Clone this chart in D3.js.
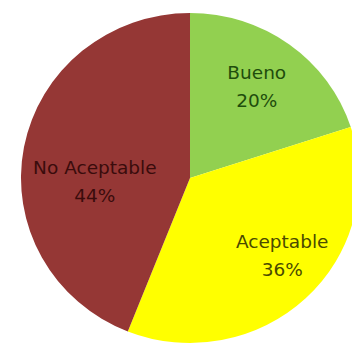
<!DOCTYPE html>
<html>
<head>
<meta charset="utf-8">
<script src="https://cdn.jsdelivr.net/npm/d3@7"></script>
<style>
  body { margin: 0; background: #fff; overflow: hidden; }
</style>
</head>
<body>
<svg id="main-svg" width="352" height="344"></svg>
<script>
'use strict';

const categories = ['Bueno', 'Aceptable', 'No Aceptable'];
const values = [20, 36, 44];
const fills = ['#92d050', '#ffff00', '#953735'];
const text_colors = ['#1f4d0c', '#4a4a00', '#3a0c0c'];

// label placement tweaks (fraction of radius, angle shift in radians)
const label_r = [0.68, 0.72, 0.57];
const label_shift = [0, -0.12, -0.225];

const cx = 190, cy = 178, radius = 167;

const svg = d3.select('#main-svg');
const g = svg.append('g').attr('transform', `translate(${cx},${cy})`);

const pie = d3.pie().sort(null).value(d => d)(values);
const arc = d3.arc().innerRadius(0).outerRadius(radius);

// the original pie is a little wider than tall
g.append('g')
    .attr('transform', 'scale(1.012,0.988)')
    .selectAll('path')
    .data(pie)
    .enter().append('path')
    .attr('d', arc)
    .attr('fill', (d, i) => fills[i]);

const labels = g.selectAll('text')
    .data(pie)
    .enter().append('text')
    .attr('transform', (d, i) => {
        const a = (d.startAngle + d.endAngle) / 2 + label_shift[i];
        const r = radius * label_r[i];
        return `translate(${r * Math.sin(a)},${-r * Math.cos(a)})`;
    })
    .attr('text-anchor', 'middle')
    .attr('fill', (d, i) => text_colors[i])
    .style('font-family', '"DejaVu Sans", Verdana, sans-serif')
    .style('font-size', '18.5px');

labels.append('tspan')
    .attr('x', 0)
    .attr('y', -7)
    .text((d, i) => categories[i]);

labels.append('tspan')
    .attr('x', 0)
    .attr('y', 21)
    .text(d => d.data + '%');
</script>
</body>
</html>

----

What needs to be done - Repeat the material exactly as it reads, without any of its pictures.

Output below -
Clone this chart in D3.js.
<!DOCTYPE html>
<html>
<head>
<meta charset="utf-8">
<script src="https://cdn.jsdelivr.net/npm/d3@7"></script>
<style>
  body { margin: 0; background: #fff; overflow: hidden; }
</style>
</head>
<body>
<svg id="main-svg" width="352" height="344"></svg>
<script>
'use strict';

const categories = ['Bueno', 'Aceptable', 'No Aceptable'];
const values = [20, 36, 44];
const fills = ['#92d050', '#ffff00', '#953735'];
const text_colors = ['#1f4d0c', '#4a4a00', '#3a0c0c'];

// label placement tweaks (fraction of radius, angle shift in radians)
const label_r = [0.68, 0.72, 0.57];
const label_shift = [0, -0.12, -0.225];

const cx = 190, cy = 178, radius = 167;

const svg = d3.select('#main-svg');
const g = svg.append('g').attr('transform', `translate(${cx},${cy})`);

const pie = d3.pie().sort(null).value(d => d)(values);
const arc = d3.arc().innerRadius(0).outerRadius(radius);

// the original pie is a little wider than tall
g.append('g')
    .attr('transform', 'scale(1.012,0.988)')
    .selectAll('path')
    .data(pie)
    .enter().append('path')
    .attr('d', arc)
    .attr('fill', (d, i) => fills[i]);

const labels = g.selectAll('text')
    .data(pie)
    .enter().append('text')
    .attr('transform', (d, i) => {
        const a = (d.startAngle + d.endAngle) / 2 + label_shift[i];
        const r = radius * label_r[i];
        return `translate(${r * Math.sin(a)},${-r * Math.cos(a)})`;
    })
    .attr('text-anchor', 'middle')
    .attr('fill', (d, i) => text_colors[i])
    .style('font-family', '"DejaVu Sans", Verdana, sans-serif')
    .style('font-size', '18.5px');

labels.append('tspan')
    .attr('x', 0)
    .attr('y', -7)
    .text((d, i) => categories[i]);

labels.append('tspan')
    .attr('x', 0)
    .attr('y', 21)
    .text(d => d.data + '%');
</script>
</body>
</html>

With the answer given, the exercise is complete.